Object Storage vs Block Storage: What's the Difference?

Storage is one of the most misunderstood parts of cloud infrastructure. Understanding the difference between object and block storage will help you architect more efficient and cost-effective systems.

MR

Marcus Reid

Senior DevOps Engineer · LightYear Cloud

When you move to the cloud, you quickly encounter two distinct storage paradigms: object storage and block storage. They look similar on the surface — both store data — but they are architecturally different and optimised for very different use cases. Choosing the wrong type can lead to poor performance, unnecessary cost, or both.

Block Storage: The Virtual Hard Drive

Block storage works like a traditional hard drive. Data is stored in fixed-size blocks, and the storage volume is attached directly to a server as a mountable disk. Your operating system sees it as a local drive and can format it with any filesystem — ext4, XFS, NTFS, and so on.

This makes block storage ideal for workloads that require low-latency, high-throughput I/O: databases, virtual machine images, and application data that changes frequently. The trade-off is that block volumes are typically attached to a single server at a time and are priced per gigabyte provisioned, regardless of how much you actually use.

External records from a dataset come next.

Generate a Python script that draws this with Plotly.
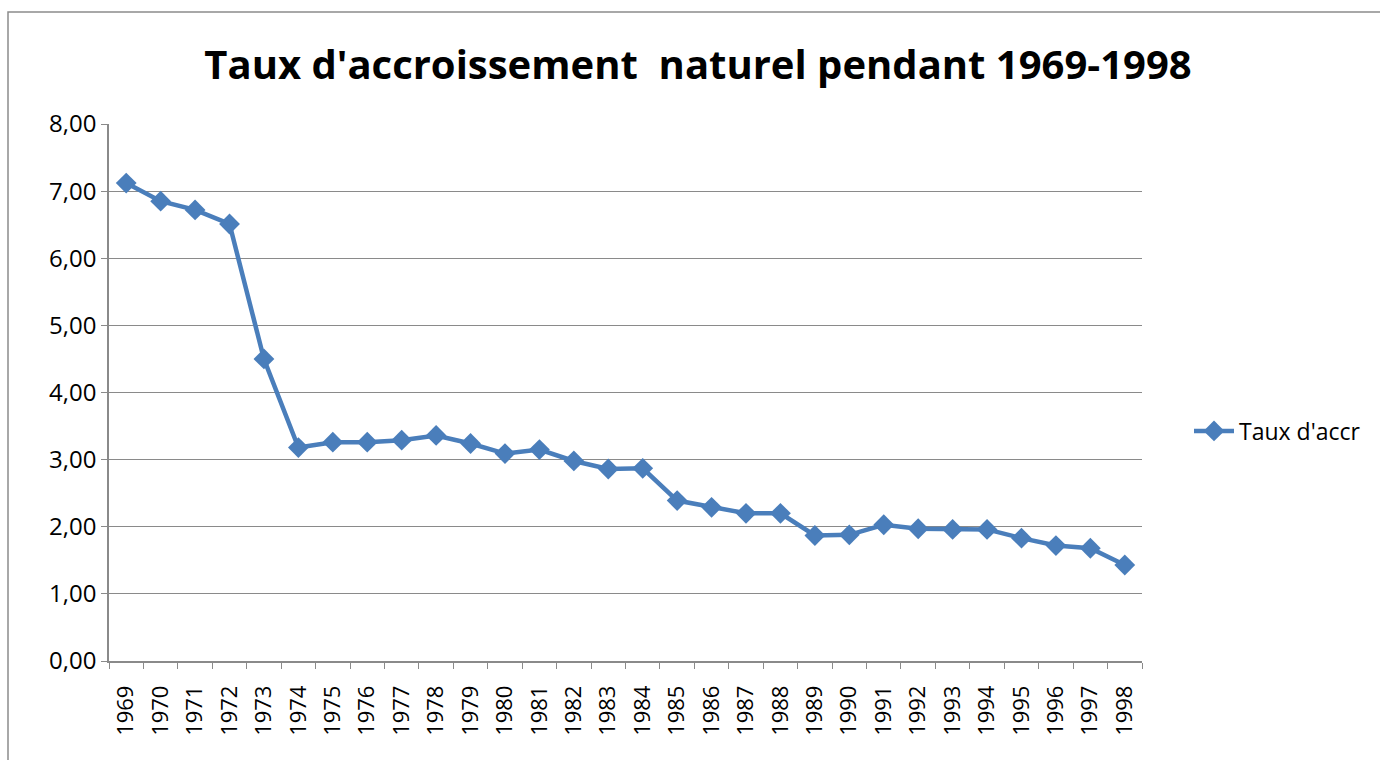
import plotly.graph_objects as go

years = [str(y) for y in range(1969, 1999)]
taux = [7.12, 6.85, 6.72, 6.51, 4.50, 3.18, 3.26, 3.26, 3.29, 3.36,
        3.24, 3.09, 3.15, 2.98, 2.86, 2.87, 2.39, 2.29, 2.20, 2.20,
        1.87, 1.88, 2.03, 1.97, 1.96, 1.96, 1.83, 1.72, 1.68, 1.43]
series_name = "Taux d'accr"
title_text = "Taux d'accroissement\u00a0 naturel pendant 1969-1998"

W, H = 1380, 760
L, R, T, B = 109, 238, 124, 99

fig = go.Figure()
fig.add_trace(go.Scatter(
    x=years, y=taux, mode="lines+markers", name=series_name,
    line=dict(color="#4A7EBB", width=4.5),
    marker=dict(symbol="diamond", size=16, color="#4A7EBB"),
))

pw = W - L - R
ph = H - T - B
fig.update_layout(
    width=W, height=H,
    margin=dict(l=L, r=R, t=T, b=B, pad=0, autoexpand=False),
    paper_bgcolor="white", plot_bgcolor="white",
    separators=", ",
    font=dict(family="Open Sans", color="black"),
    title=dict(text=title_text, x=698 / W, xanchor="center", y=1 - 65 / H, yanchor="middle",
               font=dict(family="Open Sans", size=40, color="black", weight="bold")),
    showlegend=True,
    legend=dict(x=1 + (1189 - (W - R)) / pw, xanchor="left", y=1 - (431 - T) / ph, yanchor="middle",
                font=dict(size=23, family="Open Sans"), bgcolor="rgba(0,0,0,0)",
                itemwidth=40),
    shapes=[dict(type="rect", xref="paper", yref="paper",
                 x0=(8 - L) / pw, x1=(W + 20 - L) / pw,
                 y0=-(H + 50 - T - ph) / ph, y1=1 + (T - 12) / ph,
                 line=dict(color="#8c8c8c", width=1.5), layer="below")],
)
fig.update_yaxes(range=[0, 8], dtick=1, tickformat=".2f",
                 showgrid=True, gridcolor="#8a8a8a", gridwidth=1.2,
                 showline=True, linecolor="#8a8a8a", linewidth=1.5,
                 ticks="outside", ticklen=6, tickcolor="#8a8a8a",
                 tickfont=dict(size=24, family="Open Sans"), zeroline=False)
fig.update_xaxes(type="category", range=[-0.5, 29.5], tickangle=-90, tickson="boundaries",
                 showline=True, linecolor="#8a8a8a", linewidth=1.5,
                 ticks="outside", ticklen=6, tickcolor="#8a8a8a", ticklabelstandoff=14,
                 tickfont=dict(size=22, family="Open Sans"), showgrid=False)

fig.write_html("out.html", config={"displayModeBar": False},
               post_script="document.body.style.margin='0px';")
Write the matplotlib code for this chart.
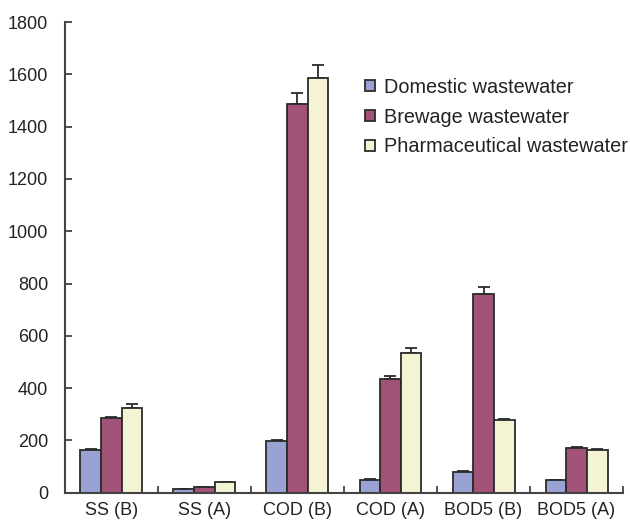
import matplotlib
matplotlib.use("Agg")
import matplotlib.pyplot as plt
import numpy as np

categories = ["SS (B)", "SS (A)", "COD (B)", "COD (A)", "BOD5 (B)", "BOD5 (A)"]
series = ["Domestic wastewater", "Brewage wastewater", "Pharmaceutical wastewater"]
domestic = [163, 13, 197, 48, 80, 48]
domestic_err = [6, 2, 5, 6, 2, 2]
brewage = [284, 21, 1485, 434, 760, 170]
brewage_err = [6, 2, 42, 12, 28, 5]
pharma = [325, 40, 1586, 535, 278, 163]
pharma_err = [15, 2, 48, 20, 5, 5]

colors = ["#99a3d3", "#a05277", "#f4f3d4"]

plt.rcParams["font.family"] = ["Liberation Sans", "DejaVu Sans"]

fig = plt.figure(figsize=(6.3, 5.2), dpi=100)
ax = fig.add_axes([0.103, 0.0525, 0.886, 0.905])

x = np.arange(len(categories))
w = 0.222
for i, (vals, errs) in enumerate([(domestic, domestic_err), (brewage, brewage_err), (pharma, pharma_err)]):
    ax.bar(x + (i - 1) * w, vals, w, color=colors[i], edgecolor="#2b2b2b", linewidth=1.3,
           label=series[i], zorder=2,
           yerr=[np.zeros(len(errs)), errs],
           error_kw=dict(ecolor="#2b2b2b", elinewidth=1.3, capsize=4.5, capthick=1.3, zorder=1))

ax.set_xlim(-0.5, 5.5)
ax.set_ylim(0, 1800)
ax.set_yticks(range(0, 1801, 200))
ax.set_xticks(x)
ax.set_xticklabels(categories)
ax.set_xticks(np.arange(0.5, 5.6, 1), minor=True)
ax.tick_params(axis="x", which="major", length=0, pad=7, labelsize=13, colors="#222222")
ax.tick_params(axis="x", which="minor", direction="in", length=5, width=1.3, color="#444444")
ax.tick_params(axis="y", direction="in", length=5, width=1.3, pad=12, labelsize=13,
               colors="#222222", color="#444444")
ax.spines["top"].set_visible(False)
ax.spines["right"].set_visible(False)
for s in ["left", "bottom"]:
    ax.spines[s].set_linewidth(1.5)
    ax.spines[s].set_color("#444444")

leg = ax.legend(loc="upper left", bbox_to_anchor=(0.538, 0.882), frameon=False,
                fontsize=14.3, handlelength=0.5, handleheight=0.5, handletextpad=0.45,
                labelspacing=0.55, borderaxespad=0, borderpad=0)
for t in leg.get_texts():
    t.set_color("#222222")

fig.savefig("out.png", dpi=100)
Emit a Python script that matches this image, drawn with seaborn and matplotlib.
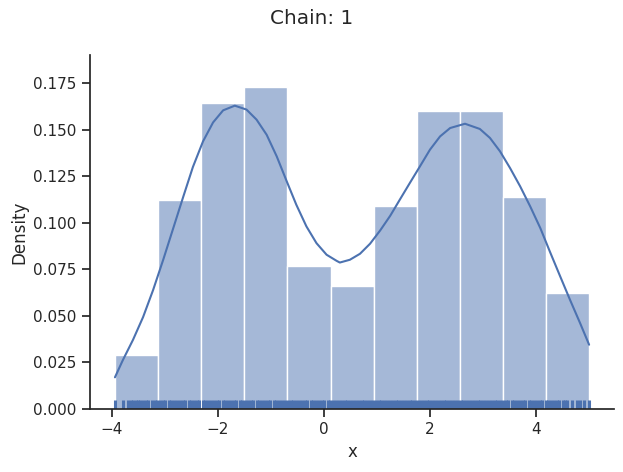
import numpy as np
import matplotlib
matplotlib.use("Agg")
import matplotlib.pyplot as plt
import seaborn as sns

sns.set_theme(style="ticks")

# histogram (bin edges and density heights)
bin_edges = [-3.94, -3.13, -2.31, -1.50, -0.69, 0.13, 0.94, 1.75, 2.56, 3.37, 4.19, 5.00]
bin_density = [0.029, 0.112, 0.164, 0.173, 0.077, 0.066, 0.109, 0.160, 0.160, 0.114, 0.062]

# kde curve points
kde_x = [-3.94, -3.79, -3.60, -3.41, -3.22, -3.03, -2.84, -2.65, -2.47, -2.28,
         -2.09, -1.90, -1.68, -1.46, -1.27, -1.08, -0.89, -0.70, -0.52, -0.33,
         -0.14, 0.05, 0.24, 0.30, 0.49, 0.68, 0.87, 1.06, 1.25, 1.43,
         1.62, 1.81, 2.00, 2.19, 2.38, 2.66, 2.94, 3.13, 3.32, 3.51,
         3.70, 3.89, 4.08, 4.26, 4.45, 4.64, 4.83, 5.00]
kde_y = [0.0170, 0.0263, 0.0371, 0.0493, 0.0639, 0.0801, 0.0971, 0.1141, 0.1299, 0.1436,
         0.1538, 0.1603, 0.1628, 0.1607, 0.1553, 0.1472, 0.1356, 0.1221, 0.1096, 0.0980,
         0.0890, 0.0828, 0.0795, 0.0786, 0.0801, 0.0833, 0.0887, 0.0958, 0.1037, 0.1123,
         0.1213, 0.1302, 0.1392, 0.1463, 0.1508, 0.1531, 0.1503, 0.1455, 0.1383, 0.1293,
         0.1195, 0.1087, 0.0971, 0.0845, 0.0715, 0.0586, 0.0461, 0.0345]

# rug ticks (samples)
rug_x = [-3.94, -3.79, -3.70, -3.64, -3.60, -3.55, -3.50, -3.46, -3.41, -3.36, -3.31, -3.25, -3.19,
         -3.14, -3.10, -3.03, -2.99, -2.93, -2.88, -2.82, -2.77, -2.71, -2.66, -2.61, -2.55, -2.50,
         -2.45, -2.39, -2.35, -2.28, -2.24, -2.18, -2.13, -2.07, -2.02, -1.97, -1.91, -1.86, -1.81,
         -1.75, -1.70, -1.65, -1.59, -1.54, -1.49, -1.43, -1.38, -1.33, -1.27, -1.22, -1.17, -1.11,
         -1.06, -1.01, -0.95, -0.90, -0.85, -0.79, -0.74, -0.68, -0.63, -0.58, -0.52, -0.47, -0.42,
         -0.36, -0.31, -0.25, -0.20, -0.15, -0.09, -0.04, 0.01, 0.07, 0.12, 0.17, 0.23, 0.28, 0.34,
         0.39, 0.44, 0.50, 0.55, 0.60, 0.66, 0.71, 0.76, 0.82, 0.87, 0.92, 0.98, 1.03, 1.08, 1.14,
         1.19, 1.24, 1.30, 1.35, 1.40, 1.46, 1.51, 1.56, 1.62, 1.67, 1.72, 1.78, 1.83, 1.88, 1.94,
         1.99, 2.04, 2.10, 2.15, 2.20, 2.26, 2.31, 2.36, 2.42, 2.47, 2.52, 2.58, 2.63, 2.68, 2.74,
         2.79, 2.84, 2.90, 2.95, 3.00, 3.06, 3.11, 3.16, 3.22, 3.27, 3.32, 3.38, 3.43, 3.48, 3.54,
         3.59, 3.64, 3.70, 3.75, 3.80, 3.86, 3.91, 3.96, 4.02, 4.07, 4.12, 4.18, 4.23, 4.28, 4.34,
         4.39, 4.44, 4.50, 4.54, 4.59, 4.67, 4.77, 4.83, 4.91, 4.99]

bin_centers = [(a + b) / 2 for a, b in zip(bin_edges[:-1], bin_edges[1:])]
blue = sns.color_palette()[0]

fig, ax = plt.subplots(figsize=(6.23, 4.72), dpi=100)
sns.histplot(x=bin_centers, weights=bin_density, bins=bin_edges, stat="count",
             color=blue, alpha=0.5, edgecolor="white", ax=ax)
sns.lineplot(x=kde_x, y=kde_y, color=blue, lw=1.5, ax=ax)
sns.rugplot(x=rug_x, color=blue, height=0.025, linewidth=2.2, ax=ax)

ax.set_xlim(-4.41, 5.47)
ax.set_ylim(0, 0.19)
ax.set_xlabel("x")
ax.set_ylabel("Density")
sns.despine(ax=ax)
fig.suptitle("Chain: 1")
fig.subplots_adjust(left=0.1445, right=0.9856, bottom=0.1335, top=0.8835)
fig.savefig("out.png", dpi=100)
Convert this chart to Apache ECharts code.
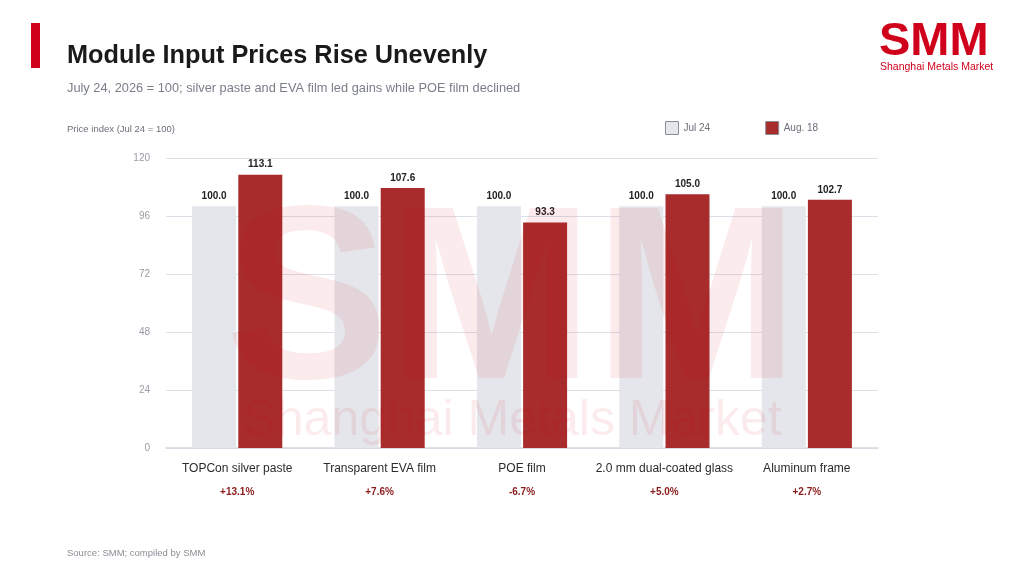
<!DOCTYPE html>
<html>
<head>
<meta charset="utf-8">
<title>Module Input Prices Rise Unevenly</title>
<script src="https://cdn.jsdelivr.net/npm/echarts@6/dist/echarts.min.js"></script>
<style>
html,body{margin:0;padding:0;background:#fff;}
#main{width:1024px;height:576px;}
</style>
</head>
<body>
<div id="main"></div>
<script>
// 数据
var categories = ['TOPCon silver paste', 'Transparent EVA film', 'POE film', '2.0 mm dual-coated glass', 'Aluminum frame'];
var jul24 = [100.0, 100.0, 100.0, 100.0, 100.0];
var aug18 = [113.1, 107.6, 93.3, 105.0, 102.7];
var yTicks = [0, 24, 48, 72, 96, 120];

// 涨跌幅
var changes = [];
for (var i = 0; i < categories.length; i++) {
	var c = (aug18[i] / jul24[i] - 1) * 100;
	changes.push((c >= 0 ? '+' : '') + c.toFixed(1) + '%');
}

var font = 'Liberation Sans, Arial, sans-serif';
var myChart = echarts.init(document.getElementById('main'));

var option = {
	backgroundColor: '#fff',
	textStyle: { fontFamily: font },
	animation: false,
	legend: {
		left: 660,
		top: 116,
		itemWidth: 13,
		itemHeight: 13,
		itemGap: 55,
		icon: 'rect',
		textStyle: { color: '#6b6f78', fontSize: 10, padding: [-4, 0, 0, 0] },
		itemStyle: { borderColor: '#8a8d94', borderWidth: 1 },
		data: ['Jul 24', 'Aug. 18']
	},
	grid: { left: 166, right: 146, top: 158, bottom: 128 },
	xAxis: {
		type: 'category',
		data: categories,
		axisTick: { show: false },
		axisLine: { lineStyle: { color: '#d4d7e0', width: 1.5 } },
		axisLabel: {
			interval: 0,
			margin: 10,
			formatter: function (v, idx) {
				return '{n|' + v + '}\n{p|' + changes[idx] + '}';
			},
			rich: {
				n: { fontSize: 12, color: '#2b2b2b', lineHeight: 22, fontFamily: font },
				p: { fontSize: 10, color: '#8b1a1a', fontWeight: 'bold', lineHeight: 24, fontFamily: font }
			}
		}
	},
	yAxis: {
		type: 'value',
		min: yTicks[0],
		max: yTicks[yTicks.length - 1],
		interval: 24,
		axisLine: { show: false },
		axisTick: { show: false },
		splitLine: { lineStyle: { color: '#dde0e8', width: 1.2 } },
		axisLabel: { color: '#9a9ca3', fontSize: 10, margin: 16 }
	},
	series: [
		{
			name: 'Jul 24',
			type: 'bar',
			barWidth: 44,
			barGap: '5%',
			itemStyle: { color: '#e5e6eb' },
			label: {
				show: true, position: 'top', distance: 5,
				formatter: function (p) { return p.value.toFixed(1); },
				color: '#222', fontSize: 10, fontWeight: 'bold'
			},
			data: jul24
		},
		{
			name: 'Aug. 18',
			type: 'bar',
			barWidth: 44,
			itemStyle: { color: '#a82c2c' },
			label: {
				show: true, position: 'top', distance: 5,
				formatter: function (p) { return p.value.toFixed(1); },
				color: '#222', fontSize: 10, fontWeight: 'bold'
			},
			data: aug18
		}
	],
	graphic: [
		// 标题竖条
		{ type: 'rect', left: 31, top: 23, shape: { width: 9, height: 45 }, style: { fill: '#d0021b' } },
		{ type: 'text', left: 67, top: 44, style: { text: 'Module Input Prices Rise Unevenly', fill: '#1a1a1a', font: 'bold 25.3px ' + font } },
		{ type: 'text', left: 67, top: 82, style: { text: 'July 24, 2026 = 100; silver paste and EVA film led gains while POE film declined', fill: '#7a7e88', font: '12.8px ' + font } },
		{ type: 'text', left: 67, top: 124, style: { text: 'Price index (Jul 24 = 100)', fill: '#6b6f78', font: '9.5px ' + font } },
		{ type: 'text', left: 67, top: 548, style: { text: 'Source: SMM; compiled by SMM', fill: '#8a8d94', font: '9.5px ' + font } },
		// logo
		{ type: 'text', left: 879, top: 19, style: { text: 'SMM', fill: '#d0021b', font: '900 47px ' + font } },
		{ type: 'text', left: 880, top: 62, style: { text: 'Shanghai Metals Market', fill: '#d0021b', font: '10.5px ' + font } },
		// 水印
		{ type: 'text', x: 512, y: 310, z: 100, zlevel: 1, silent: true, style: { text: 'SMM', fill: 'rgba(208,2,27,0.08)', font: '900 246px ' + font, align: 'center', verticalAlign: 'middle' } },
		{ type: 'text', x: 512, y: 421, z: 100, zlevel: 1, silent: true, style: { text: 'Shanghai Metals Market', fill: 'rgba(208,2,27,0.08)', font: '50px ' + font, align: 'center', verticalAlign: 'middle' } }
	]
};

myChart.setOption(option);
</script>
</body>
</html>
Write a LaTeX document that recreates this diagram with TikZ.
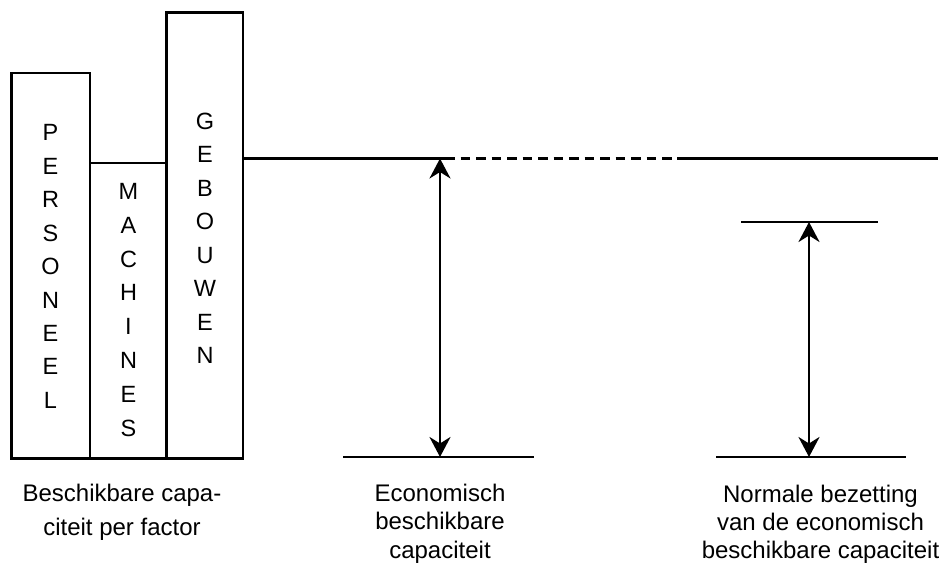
\documentclass[tikz,border=0pt]{standalone}
\usepackage{fontspec}
\setmainfont{Liberation Sans}
\usetikzlibrary{arrows.meta}
\begin{document}
\begin{tikzpicture}[x=1pt,y=-1pt,
  bar/.style={draw, line width=2.7pt},
  lvl/.style={line width=2.8pt},
  dim/.style={line width=2.8pt, {Stealth[length=20pt,width=21pt,inset=6.5pt]}-{Stealth[length=20pt,width=21pt,inset=6.5pt]}},
  letter/.style={font=\fontsize{23.5}{28}\selectfont, anchor=base, inner sep=0pt},
  lab/.style={anchor=base, inner sep=0pt, align=center}]
\useasboundingbox (0,0) rectangle (947,564);
% bars
\draw[bar] (11.5,73) rectangle (90,458.5);
\draw[bar] (90,163) rectangle (166.5,458.5);
\draw[bar] (166.5,12.5) rectangle (243,458.5);
% letters
\foreach \l [count=\i from 0] in {P,E,R,S,O,N,E,E,L}
  \node[letter] (pers\i) at (50.5,{141+33.4*\i}) {\l};
\foreach \l [count=\i from 0] in {M,A,C,H,I,N,E,S}
  \node[letter] (mach\i) at (128.5,{199.4+33.8*\i}) {\l};
\foreach \l [count=\i from 0] in {G,E,B,O,U,W,E,N}
  \node[letter] (gebo\i) at (205,{129.4+33.5*\i}) {\l};
% levels
\coordinate (topL) at (243,158.5);
\coordinate (dashS) at (445,158.5);
\coordinate (dashE) at (672,158.5);
\coordinate (topR0) at (677,158.5);
\coordinate (topR) at (938,158.5);
\coordinate (a1t) at (440,158.5);
\coordinate (a1b) at (440,457);
\coordinate (b1L) at (343,457);
\coordinate (b1R) at (534,457);
\coordinate (s2L) at (741,222);
\coordinate (s2R) at (878,222);
\coordinate (a2t) at (809,222);
\coordinate (a2b) at (809,457);
\coordinate (b2L) at (716,457);
\coordinate (b2R) at (906,457);
\draw[lvl] (topL) -- (dashS);
\draw[lvl, dash pattern=on 9.5pt off 6pt] (dashS) -- (dashE);
\draw[lvl] (topR0) -- (topR);
\draw[lvl] (b1L) -- (b1R);
\draw[lvl] (s2L) -- (s2R);
\draw[lvl] (b2L) -- (b2R);
\draw[dim] (a1t) -- (a1b);
\draw[dim] (a2t) -- (a2b);
% labels (base anchor = baseline of last line)
\node[lab, font=\fontsize{24}{34}\selectfont] (l1) at (122,535) {Beschikbare capa-\\citeit per factor};
\node[lab, font=\fontsize{24}{28.5}\selectfont] (l2) at (440,558) {Economisch\\beschikbare\\capaciteit};
\node[lab, font=\fontsize{24}{28}\selectfont] (l3) at (820.5,558) {Normale bezetting\\van de economisch\\beschikbare capaciteit};
\end{tikzpicture}
\end{document}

Comparison of file storage, block storage, and object storage types

Object Storage: Infinitely Scalable, HTTP-Accessible

Object storage treats data as discrete objects — each with its own unique identifier, metadata, and the data payload itself. Objects are stored in flat namespaces called buckets and accessed via HTTP APIs (most commonly the S3-compatible API). There is no filesystem, no mounting, and no concept of directories in the traditional sense.

Object storage scales to virtually unlimited capacity and is priced per gigabyte stored and per request. It is the right choice for static assets (images, videos, documents), backups, data archives, and any content that is written once and read many times. The HTTP-native access model also makes it trivially easy to serve content directly to end users via a CDN.

Choosing the Right Storage Type

Use block storage when your application needs a persistent, low-latency disk — for example, a MySQL database, a Redis instance, or a file server. Use object storage for everything else: user-uploaded files, static website assets, log archives, and backups.

Many modern architectures use both: a block volume for the database and application data, and object storage for media files and backups. This combination gives you the performance where you need it and the cost efficiency where you do not.